Jupiter, it's mushballs all the way down

(sciencedaily.com)

54 points | by docmechanic 3 days ago ago

13 comments

  • fooker 12 hours ago

    Well it's a verifiable/falsifiable hypothesis, which is great. Eventually we'll send a probe and find out how correct this is.

    Fairly rare in physics nowadays to propose a hypothesis that's verifiable with only a few billions in funding :)

  • zx8080 16 hours ago

    For those who are interested and wants to see how it looks:

    There are no pictures in this article.

    It's just some story. Actually it is not a science paper.

    • dmix 16 hours ago

      No cameras have yet descended into Jupiter’s atmosphere yet, so makes sense. It would probably only be be able to take hazy images before the pressure destroyed it.

      • wincy 15 hours ago

        Best I’ve seen is this. Which is sort of real? Apparently it’s complicated.

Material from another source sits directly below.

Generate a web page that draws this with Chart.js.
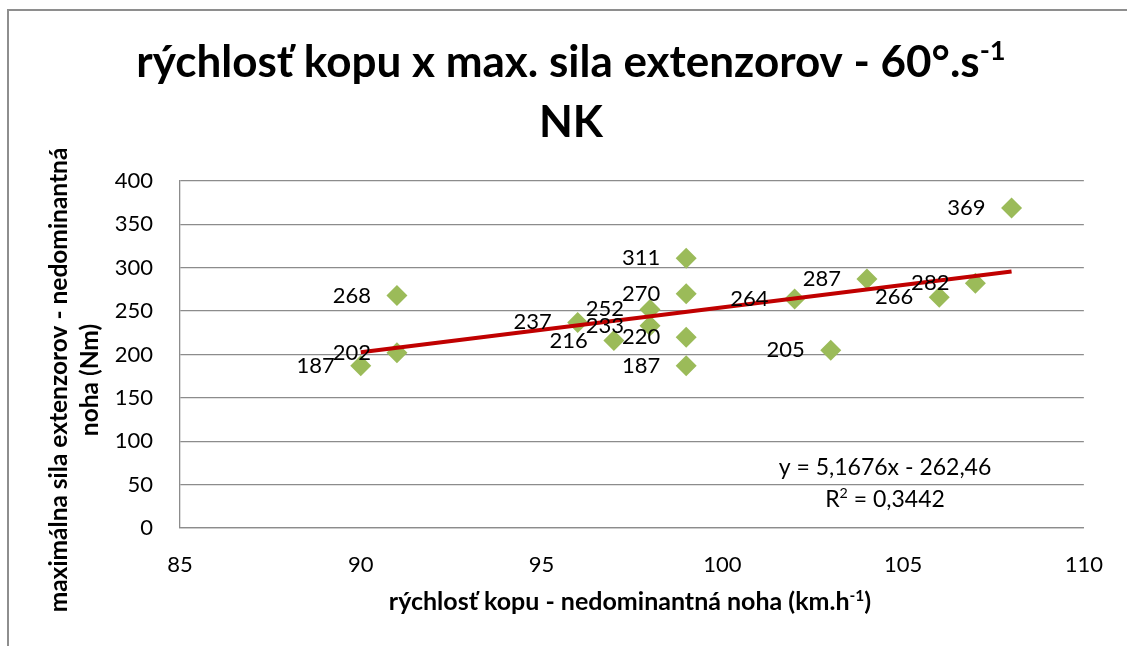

        https://m.youtube.com/watch?v=CC7OJ7gFLvE

      • nine_k 14 hours ago

        At about 700 km below the cloud tops, where the gases start to liquefy under pressure, the pressure is estimated to be merely 700 bar, less than half of the pressure at the bottom of the Mariana trench. Earth-made cameras should have no trouble operating there, given an adequate enclosure. The temperature might be a problem, but I could not find any estimates for that depth.

        We could certainly put a plane / balloon deep into the Jupiter atmosphere, if we were able to slow the arriving spacecraft to subsonic speeds in the atmosphere. Given that the low-Jupiter orbital velocity is 41 km/s, it's not an easy feat, even if the spacecraft brings enough reaction mass for a retro burn to slow down and insert itself to the low-Jupiter circular orbit.

    • chewbacha 15 hours ago

      Got through the first section and it started to feel strangely repetitive.

  • orbital-decay 15 hours ago
  • kjellsbells 18 hours ago

    I'm still hoping that Arthur C Clarke was right and that the temperature and pressure in the core is so intense that it has fused into one incredibly rigid molecular structure. A diamond. Ah well.

    • x3n0ph3n3 18 hours ago

      I'm hoping for metalic hydrogen.

      • SoftTalker 18 hours ago

        More likely a lump of (molten) rock from all the asteroids it has absorbed.

        • singularity2001 13 hours ago

          would it be doable with today's technology to do radar scans to see if inside of the gas hull there is a rigid body planet bigger than earth?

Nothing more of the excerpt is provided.